Code that draws figures:
◆ ◆ ◆ ◆ ◆ ◆ ◆

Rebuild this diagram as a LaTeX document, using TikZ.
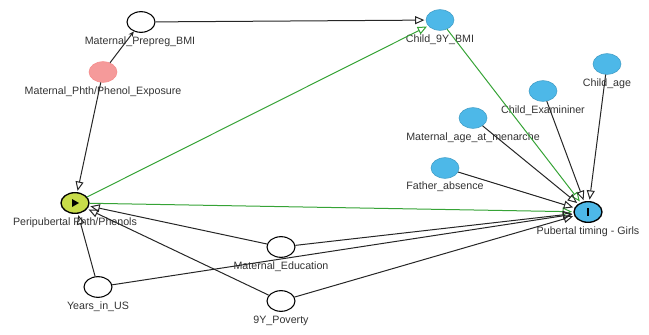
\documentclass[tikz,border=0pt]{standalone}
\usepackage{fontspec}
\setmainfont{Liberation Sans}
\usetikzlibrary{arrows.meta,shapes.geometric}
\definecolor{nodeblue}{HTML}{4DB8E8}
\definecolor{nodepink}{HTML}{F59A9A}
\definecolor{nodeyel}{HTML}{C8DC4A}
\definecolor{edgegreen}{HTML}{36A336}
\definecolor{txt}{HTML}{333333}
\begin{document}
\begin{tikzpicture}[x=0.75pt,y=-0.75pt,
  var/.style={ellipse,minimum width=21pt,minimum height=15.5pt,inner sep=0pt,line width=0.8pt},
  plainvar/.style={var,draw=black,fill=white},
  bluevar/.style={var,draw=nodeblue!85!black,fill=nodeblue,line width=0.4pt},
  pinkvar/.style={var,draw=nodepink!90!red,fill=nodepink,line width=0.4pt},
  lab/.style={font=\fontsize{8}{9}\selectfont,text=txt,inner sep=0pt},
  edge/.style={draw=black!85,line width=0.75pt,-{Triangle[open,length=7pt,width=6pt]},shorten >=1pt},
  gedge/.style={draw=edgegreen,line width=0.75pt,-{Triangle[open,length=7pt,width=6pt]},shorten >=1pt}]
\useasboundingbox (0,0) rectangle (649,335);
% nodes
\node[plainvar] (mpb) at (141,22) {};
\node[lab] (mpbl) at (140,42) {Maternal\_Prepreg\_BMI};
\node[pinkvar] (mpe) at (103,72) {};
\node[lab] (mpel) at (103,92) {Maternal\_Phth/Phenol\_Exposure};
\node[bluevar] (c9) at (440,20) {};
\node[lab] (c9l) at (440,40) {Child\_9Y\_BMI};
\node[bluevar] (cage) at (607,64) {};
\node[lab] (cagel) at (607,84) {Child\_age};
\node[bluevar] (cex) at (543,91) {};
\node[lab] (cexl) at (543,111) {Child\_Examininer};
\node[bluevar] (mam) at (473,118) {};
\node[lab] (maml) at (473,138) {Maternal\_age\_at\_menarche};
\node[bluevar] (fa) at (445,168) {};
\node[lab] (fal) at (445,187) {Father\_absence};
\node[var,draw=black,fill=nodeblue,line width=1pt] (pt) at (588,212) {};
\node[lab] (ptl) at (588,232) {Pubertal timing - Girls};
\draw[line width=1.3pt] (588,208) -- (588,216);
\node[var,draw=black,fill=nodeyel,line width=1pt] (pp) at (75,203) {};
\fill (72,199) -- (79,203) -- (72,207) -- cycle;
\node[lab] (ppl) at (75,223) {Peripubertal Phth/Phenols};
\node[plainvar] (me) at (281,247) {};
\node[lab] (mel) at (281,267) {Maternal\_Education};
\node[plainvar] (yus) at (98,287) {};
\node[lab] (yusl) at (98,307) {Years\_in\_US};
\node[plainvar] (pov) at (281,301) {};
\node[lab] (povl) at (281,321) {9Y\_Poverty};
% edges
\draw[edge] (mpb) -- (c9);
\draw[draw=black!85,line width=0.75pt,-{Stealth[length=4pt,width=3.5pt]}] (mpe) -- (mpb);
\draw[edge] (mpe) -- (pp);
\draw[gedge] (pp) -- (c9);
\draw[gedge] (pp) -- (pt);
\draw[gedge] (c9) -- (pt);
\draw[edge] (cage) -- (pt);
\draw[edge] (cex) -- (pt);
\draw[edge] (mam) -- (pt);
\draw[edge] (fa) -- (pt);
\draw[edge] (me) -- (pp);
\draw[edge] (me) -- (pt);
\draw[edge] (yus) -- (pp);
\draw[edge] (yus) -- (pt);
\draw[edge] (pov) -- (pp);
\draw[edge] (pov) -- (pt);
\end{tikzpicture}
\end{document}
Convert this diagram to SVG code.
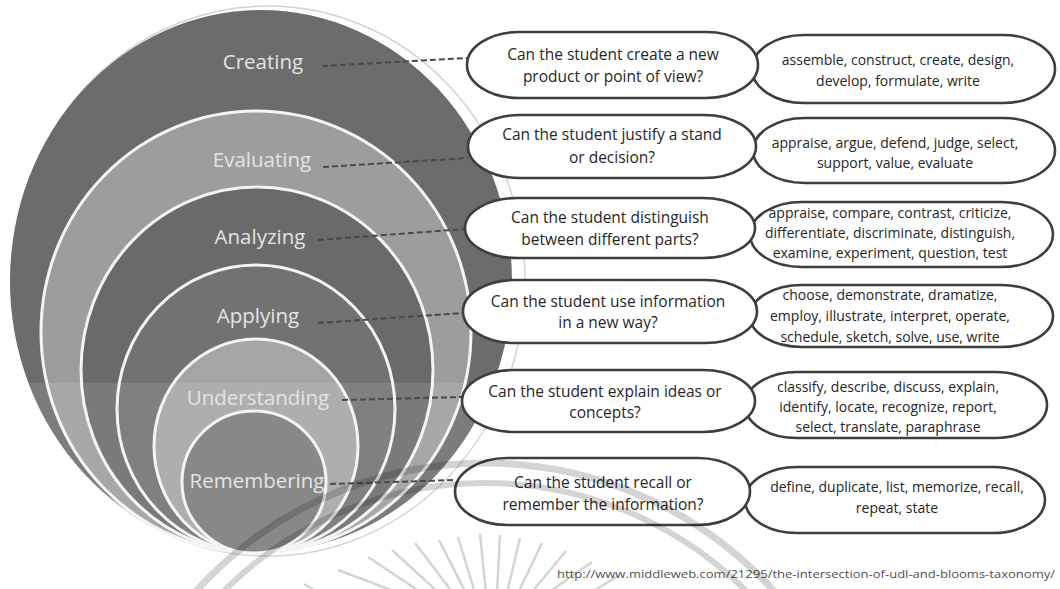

◆ ◆ ◆ ◆ ◆ ◆ ◆

## TASK TO CARRY OUT
Return the material word for word. Pictures are not part of the copy.

## ANSWER
Rebuild this diagram as a LaTeX document, using TikZ.
\documentclass[tikz,border=0pt]{standalone}
\usepackage{fontspec}
\setmainfont{Liberation Sans}
\usetikzlibrary{arrows.meta,shapes.geometric}
\definecolor{nodeblue}{HTML}{4DB8E8}
\definecolor{nodepink}{HTML}{F59A9A}
\definecolor{nodeyel}{HTML}{C8DC4A}
\definecolor{edgegreen}{HTML}{36A336}
\definecolor{txt}{HTML}{333333}
\begin{document}
\begin{tikzpicture}[x=0.75pt,y=-0.75pt,
  var/.style={ellipse,minimum width=21pt,minimum height=15.5pt,inner sep=0pt,line width=0.8pt},
  plainvar/.style={var,draw=black,fill=white},
  bluevar/.style={var,draw=nodeblue!85!black,fill=nodeblue,line width=0.4pt},
  pinkvar/.style={var,draw=nodepink!90!red,fill=nodepink,line width=0.4pt},
  lab/.style={font=\fontsize{8}{9}\selectfont,text=txt,inner sep=0pt},
  edge/.style={draw=black!85,line width=0.75pt,-{Triangle[open,length=7pt,width=6pt]},shorten >=1pt},
  gedge/.style={draw=edgegreen,line width=0.75pt,-{Triangle[open,length=7pt,width=6pt]},shorten >=1pt}]
\useasboundingbox (0,0) rectangle (649,335);
% nodes
\node[plainvar] (mpb) at (141,22) {};
\node[lab] (mpbl) at (140,42) {Maternal\_Prepreg\_BMI};
\node[pinkvar] (mpe) at (103,72) {};
\node[lab] (mpel) at (103,92) {Maternal\_Phth/Phenol\_Exposure};
\node[bluevar] (c9) at (440,20) {};
\node[lab] (c9l) at (440,40) {Child\_9Y\_BMI};
\node[bluevar] (cage) at (607,64) {};
\node[lab] (cagel) at (607,84) {Child\_age};
\node[bluevar] (cex) at (543,91) {};
\node[lab] (cexl) at (543,111) {Child\_Examininer};
\node[bluevar] (mam) at (473,118) {};
\node[lab] (maml) at (473,138) {Maternal\_age\_at\_menarche};
\node[bluevar] (fa) at (445,168) {};
\node[lab] (fal) at (445,187) {Father\_absence};
\node[var,draw=black,fill=nodeblue,line width=1pt] (pt) at (588,212) {};
\node[lab] (ptl) at (588,232) {Pubertal timing - Girls};
\draw[line width=1.3pt] (588,208) -- (588,216);
\node[var,draw=black,fill=nodeyel,line width=1pt] (pp) at (75,203) {};
\fill (72,199) -- (79,203) -- (72,207) -- cycle;
\node[lab] (ppl) at (75,223) {Peripubertal Phth/Phenols};
\node[plainvar] (me) at (281,247) {};
\node[lab] (mel) at (281,267) {Maternal\_Education};
\node[plainvar] (yus) at (98,287) {};
\node[lab] (yusl) at (98,307) {Years\_in\_US};
\node[plainvar] (pov) at (281,301) {};
\node[lab] (povl) at (281,321) {9Y\_Poverty};
% edges
\draw[edge] (mpb) -- (c9);
\draw[draw=black!85,line width=0.75pt,-{Stealth[length=4pt,width=3.5pt]}] (mpe) -- (mpb);
\draw[edge] (mpe) -- (pp);
\draw[gedge] (pp) -- (c9);
\draw[gedge] (pp) -- (pt);
\draw[gedge] (c9) -- (pt);
\draw[edge] (cage) -- (pt);
\draw[edge] (cex) -- (pt);
\draw[edge] (mam) -- (pt);
\draw[edge] (fa) -- (pt);
\draw[edge] (me) -- (pp);
\draw[edge] (me) -- (pt);
\draw[edge] (yus) -- (pp);
\draw[edge] (yus) -- (pt);
\draw[edge] (pov) -- (pp);
\draw[edge] (pov) -- (pt);
\end{tikzpicture}
\end{document}
Convert this diagram to SVG code.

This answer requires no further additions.